Ferguson was hoisted on the shoulders of young Wes Brown and reserve keeper Raymond van der Gouw right in front of us and I thought back to seeing Fergie back when I was a youngster. What a journey I had been on with this great man, what a journey he had taken everyone on, what a journey he had taken the club on. He had a vision. Football eh? Bloody hell.
The treble was concluded on the birthday of the late Sir Matt Busby the man who built the traditions of Manchester United, believing in youth and attacking football to give the workers around Old Trafford something to be proud of. Ferguson shared those beliefs.
I vaguely remember walking out the ground in a daze, United fans in absolute harmony.
My next memory is of somehow bumping into other Glasgow branch members in a bar, god knows how, again fate must have played a hand.
There were some Bayern fans there and a couple of them handed out cigars to United fans which I thought was a very touching and classy gesture. Cigars they must have been close to lighting.

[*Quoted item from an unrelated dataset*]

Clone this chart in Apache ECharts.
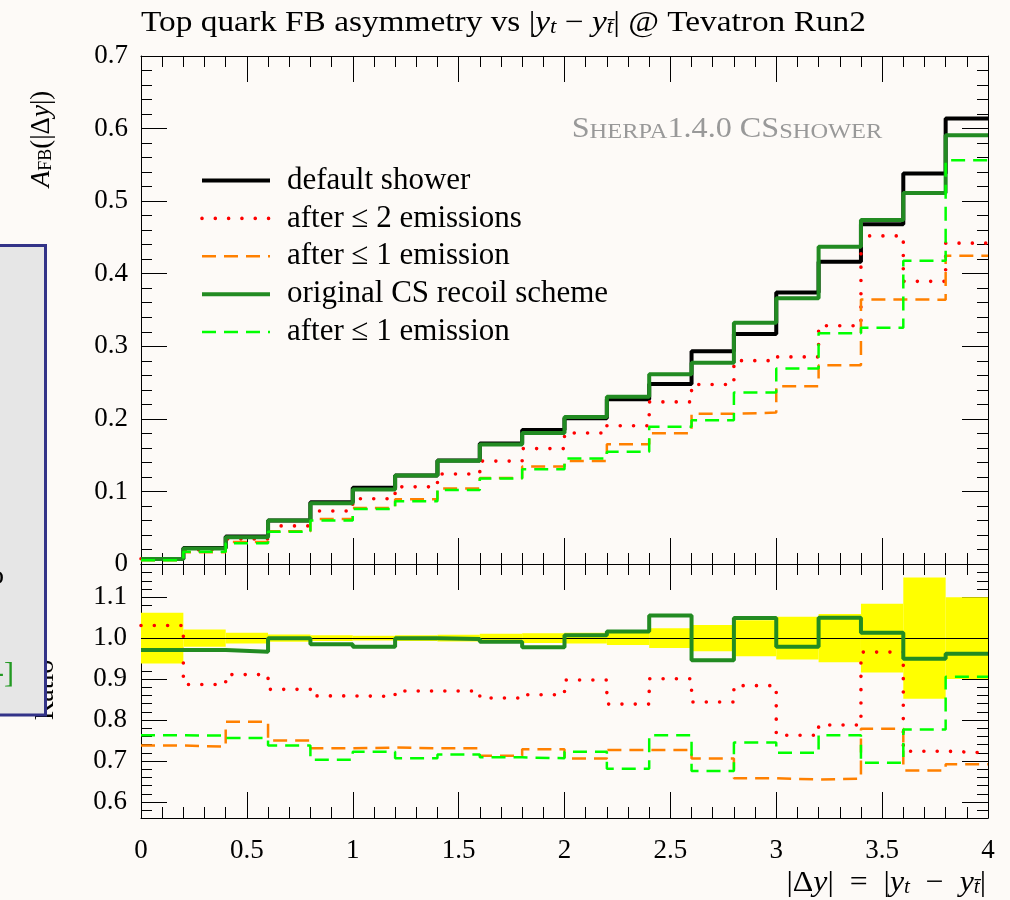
<!DOCTYPE html>
<html>
<head>
<meta charset="utf-8">
<title>Top quark FB asymmetry</title>
<script src="https://cdn.jsdelivr.net/npm/echarts@6/dist/echarts.min.js"></script>
<style>
  html, body { margin: 0; padding: 0; background: #fdfaf7; }
  #chart { width: 1010px; height: 900px; }
</style>
</head>
<body>
<div id="chart"></div>
<script>
// Bin edges in |Δy|
const bins = [0.0, 0.2, 0.4, 0.6, 0.8, 1.0, 1.2, 1.4, 1.6, 1.8, 2.0, 2.2, 2.4, 2.6, 2.8, 3.0, 3.2, 3.4, 3.6, 3.8, 4.0];

// A_FB per bin, upper panel
const defaultShower      = [0.007, 0.022, 0.038, 0.060, 0.085, 0.105, 0.122, 0.1425, 0.166, 0.1845, 0.201, 0.227, 0.248, 0.293, 0.317, 0.374, 0.4165, 0.468, 0.538, 0.614];
const afterTwoEmissions  = [0.0072, 0.0195, 0.0346, 0.0525, 0.073, 0.090, 0.1063, 0.1241, 0.1418, 0.159, 0.1805, 0.1905, 0.2234, 0.2473, 0.2802, 0.2854, 0.3282, 0.4521, 0.3895, 0.4421];
const afterOneEmission   = [0.0052, 0.0162, 0.0302, 0.045, 0.0621, 0.077, 0.0892, 0.1042, 0.1184, 0.1345, 0.1419, 0.165, 0.1803, 0.2069, 0.2086, 0.245, 0.2737, 0.3646, 0.3642, 0.4249];
const csRecoil           = [0.0068, 0.0214, 0.0367, 0.060, 0.0837, 0.1028, 0.122, 0.1422, 0.1645, 0.1804, 0.2024, 0.2306, 0.2616, 0.2772, 0.3325, 0.3661, 0.4373, 0.4741, 0.5111, 0.5907];
const csAfterOneEmission = [0.0053, 0.0168, 0.0287, 0.0443, 0.0598, 0.0759, 0.0863, 0.102, 0.1177, 0.1304, 0.1453, 0.1546, 0.1892, 0.1981, 0.2362, 0.2693, 0.3178, 0.3257, 0.418, 0.5563];

// Ratios to the default shower, lower panel
const ratioAfterTwo   = [1.031, 0.887, 0.911, 0.875, 0.859, 0.858, 0.871, 0.871, 0.854, 0.862, 0.898, 0.839, 0.901, 0.844, 0.884, 0.763, 0.788, 0.966, 0.724, 0.720];
const ratioAfterOne   = [0.738, 0.735, 0.796, 0.750, 0.731, 0.733, 0.731, 0.731, 0.713, 0.729, 0.706, 0.727, 0.727, 0.706, 0.658, 0.655, 0.657, 0.779, 0.677, 0.692];
const ratioCsRecoil   = [0.971, 0.971, 0.967, 1.000, 0.985, 0.979, 1.000, 0.998, 0.991, 0.978, 1.007, 1.016, 1.055, 0.946, 1.049, 0.979, 1.050, 1.013, 0.950, 0.962];
const ratioCsAfterOne = [0.763, 0.762, 0.756, 0.738, 0.703, 0.723, 0.707, 0.716, 0.709, 0.707, 0.723, 0.681, 0.763, 0.676, 0.745, 0.720, 0.763, 0.696, 0.777, 0.906];
// Statistical half-width of the reference band around 1
const ratioErr        = [0.062, 0.021, 0.013, 0.009, 0.007, 0.006, 0.007, 0.008, 0.011, 0.012, 0.013, 0.017, 0.024, 0.032, 0.044, 0.052, 0.059, 0.084, 0.148, 0.100];

// Tick values
const xMajor = [0, 0.5, 1, 1.5, 2, 2.5, 3, 3.5, 4];
const yMainMajor = [0, 0.1, 0.2, 0.3, 0.4, 0.5, 0.6, 0.7];
const yRatioMajor = [0.6, 0.7, 0.8, 0.9, 1.0, 1.1];

const names = ['default shower', 'after \u2264 2 emissions', 'after \u2264 1 emission', 'original CS recoil scheme', 'after \u2264 1 emission '];

const F = 'Liberation Serif';
const AX = '#000';

function steps(lo, hi, step) {
  const out = [];
  for (let k = 0; lo + k * step <= hi + 1e-9; k++) out.push(+(lo + k * step).toFixed(4));
  return out;
}
const xMinor = steps(0, 4, 0.1);
const yMainMinor = steps(0, 0.7, 0.02);
const yRatioMinor = steps(0.58, 1.18, 0.02);

// A framed side of a panel: long major ticks plus short minor ticks, both pointing inwards
function sideAxes(gridIndex, position, range, major, minor, labelFmt, labelMargin) {
  const common = {
    type: 'value', gridIndex, position, min: range[0], max: range[1],
    splitLine: { show: false }, axisPointer: { show: false }
  };
  const majorAxis = Object.assign({}, common, {
    axisLine: { show: true, onZero: false, lineStyle: { color: AX, width: 1 } },
    axisTick: { show: true, inside: true, length: 26, customValues: major, lineStyle: { color: AX, width: 1 } },
    axisLabel: labelFmt ? {
      show: true, customValues: major, formatter: labelFmt, margin: labelMargin,
      fontFamily: F, fontSize: 27, color: '#000'
    } : { show: false }
  });
  const minorAxis = Object.assign({}, common, {
    axisLine: { show: false, onZero: false },
    axisTick: { show: true, inside: true, length: 11, customValues: minor, lineStyle: { color: AX, width: 1 } },
    axisLabel: { show: false }
  });
  return [majorAxis, minorAxis];
}

const ratioRange = [0.561, 1.181];
const xRange = [0, 4];

const xAxes = [].concat(
  sideAxes(0, 'bottom', xRange, xMajor, xMinor, null),               // 0,1
  sideAxes(0, 'top', xRange, xMajor, xMinor, null),                  // 2,3
  sideAxes(1, 'bottom', xRange, xMajor, xMinor, v => String(v), 19), // 4,5
  sideAxes(1, 'top', xRange, xMajor, xMinor, null)                   // 6,7
);
const yAxes = [].concat(
  sideAxes(0, 'left', [0, 0.7], yMainMajor, yMainMinor, v => String(v), 13),       // 0,1
  sideAxes(0, 'right', [0, 0.7], yMainMajor, yMainMinor, null),                    // 2,3
  sideAxes(1, 'left', ratioRange, yRatioMajor, yRatioMinor, v => v.toFixed(1), 14), // 4,5
  sideAxes(1, 'right', ratioRange, yRatioMajor, yRatioMinor, null)                 // 6,7
);

// Histogram outline: one point per bin edge, stepping at each edge
function histo(values) {
  const pts = values.map((v, i) => [bins[i], v]);
  pts.push([bins[bins.length - 1], values[values.length - 1]]);
  return pts;
}

const styles = [
  { color: '#000000', width: 4, type: 'solid' },
  { color: '#ff0000', width: 3.6, type: [0.01, 13.3], cap: 'round' },
  { color: '#ff8000', width: 2.5, type: [14, 8] },
  { color: '#228b22', width: 4, type: 'solid' },
  { color: '#00ff00', width: 2.5, type: [14, 8] }
];

function stepSeries(name, values, style, xi, yi, z) {
  return {
    type: 'line', name, step: 'end', data: histo(values),
    xAxisIndex: xi, yAxisIndex: yi, symbol: 'none', showSymbol: false,
    lineStyle: Object.assign({}, style), itemStyle: { color: style.color },
    silent: true, clip: true, z
  };
}

const mainValues = [defaultShower, afterTwoEmissions, afterOneEmission, csRecoil, csAfterOneEmission];
const series = mainValues.map((vals, k) => stepSeries(names[k], vals, styles[k], 0, 0, 3 + k));

series.push({
  type: 'custom', name: 'stat band', xAxisIndex: 4, yAxisIndex: 4, z: 1, silent: true, clip: true,
  data: ratioErr.map((e, i) => [bins[i], bins[i + 1], 1 - e, 1 + e]),
  encode: { x: [0, 1], y: [2, 3] },
  renderItem(params, api) {
    const p0 = api.coord([api.value(0), api.value(3)]);
    const p1 = api.coord([api.value(1), api.value(2)]);
    return {
      type: 'rect',
      shape: { x: p0[0], y: p0[1], width: p1[0] - p0[0], height: p1[1] - p0[1] },
      style: { fill: '#ffff00' }
    };
  },
  markLine: {
    silent: true, symbol: 'none', animation: false,
    lineStyle: { color: '#000', width: 1, type: 'solid' },
    label: { show: false },
    data: [{ yAxis: 1 }]
  }
});

const ratioValues = [ratioAfterTwo, ratioAfterOne, ratioCsRecoil, ratioCsAfterOne];
ratioValues.forEach((vals, k) => series.push(stepSeries(names[k + 1], vals, styles[k + 1], 4, 4, 4 + k)));

const mathRich = (size) => ({
  n: { fontFamily: F, fontSize: size, fill: '#000', lineHeight: size + 4, verticalAlign: 'bottom' },
  i: { fontFamily: F, fontSize: size, fontStyle: 'italic', fill: '#000', lineHeight: size + 4, verticalAlign: 'bottom' },
  s: { fontFamily: F, fontSize: Math.round(size * 0.68), fontStyle: 'italic', fill: '#000', lineHeight: Math.round(size * 0.6), verticalAlign: 'bottom' },
  r: { fontFamily: F, fontSize: Math.round(size * 0.68), fill: '#000', lineHeight: Math.round(size * 0.6), verticalAlign: 'bottom' }
});

const graphics = [
  {
    type: 'text', x: 141, y: 5, scaleX: 1.15, z: 10,
    style: {
      text: '{n|Top quark FB asymmetry vs |}{i|y}{s|t}{n| \u2212 }{i|y}{s|t\u0304}{n|| @ Tevatron Run2}',
      rich: mathRich(29)
    }
  },
  {
    type: 'text', x: 986, y: 864, scaleX: 1.06, z: 10,
    style: {
      text: '{n||\u0394}{i|y}{n||\u2002=\u2002|}{i|y}{s|t}{n|\u2002\u2212\u2002}{i|y}{s|t\u0304}{n||}',
      rich: mathRich(30), align: 'right'
    }
  },
  {
    type: 'text', x: 40, y: 139, rotation: Math.PI / 2, z: 10,
    style: {
      text: '{i|A}{r|FB}{n|(|\u0394}{i|y}{n||)}',
      rich: mathRich(27), align: 'center', verticalAlign: 'middle'
    }
  },
  {
    type: 'text', x: 727, y: 129, scaleX: 1.11, z: 10,
    style: {
      text: '{b|S}{c|HERPA}{b|1.4.0 CS}{c|SHOWER}',
      align: 'center', verticalAlign: 'middle',
      rich: {
        b: { fontFamily: F, fontSize: 29, fill: '#999999', lineHeight: 29, verticalAlign: 'bottom' },
        c: { fontFamily: F, fontSize: 22, fill: '#999999', lineHeight: 25, verticalAlign: 'bottom' }
      }
    }
  },
  {
    type: 'text', x: 46, y: 690, rotation: Math.PI / 2, z: 1,
    style: { text: 'Ratio', fontFamily: F, fontSize: 28, fill: '#000', align: 'center', verticalAlign: 'middle' }
  },
  {
    type: 'rect', z: 5,
    shape: { x: -4, y: 245.5, width: 49.5, height: 469.5 },
    style: { fill: '#e6e6e6', stroke: '#333388', lineWidth: 3 }
  },
  {
    type: 'text', x: 4, y: 577, z: 6,
    style: { text: 'o', fontFamily: F, fontSize: 28, fill: '#000', align: 'right', verticalAlign: 'middle' }
  },
  {
    type: 'text', x: 14, y: 674, z: 6,
    style: { text: '-]', fontFamily: F, fontSize: 30, fill: '#229922', align: 'right', verticalAlign: 'middle' }
  }
];

const chart = echarts.init(document.getElementById('chart'), null, { renderer: 'canvas' });
chart.setOption({
  animation: false,
  backgroundColor: '#fdfaf7',
  grid: [
    { left: 141, top: 56, width: 847, height: 508 },
    { left: 141, top: 564, width: 847, height: 254 }
  ],
  xAxis: xAxes,
  yAxis: yAxes,
  legend: {
    orient: 'vertical', left: 200, top: 165, padding: 0, itemGap: 6.9,
    itemWidth: 68, itemHeight: 14, selectedMode: false,
    lineStyle: { width: 'inherit' },
    itemStyle: { opacity: 0 },
    textStyle: { fontFamily: F, fontSize: 31, color: '#000', lineHeight: 30, padding: [0, 0, 0, 12] },
    data: names
  },
  series,
  graphic: graphics
});
</script>
</body>
</html>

Richard Ashcroft from The Verve was outside the bar looking super cool. Someone handed him a scarf and he tied it round his tiny waist. I wondered when he was going to stop pulling the knot!
We jumped a bus to La Rambla and after a couple of cans from somewhere we settled down to sleep along with other United supporters who had no chance of getting back to their hotel that night. But then my Mrs Robinson ran over to say she had found a taxi to take us to Salou and we jumped in and sped off into the night.
We got back to the hotel and our friend Tel was waiting up for us. Thankfully he had got a ticket and we hoarsely talked until we passed out from exhaustion.
United had done it, football, bloody hell.
We had another long day on 27th May at Barcelona airport, drinking and singing. We got up the road and my friends came up at night to watch the game all over again as my Mum had recorded it for me.
It was so special. 20-years ago.
Thank you to Sir Alex, all the players and staff and to all the wonderful supporters who made it such an incredible experience.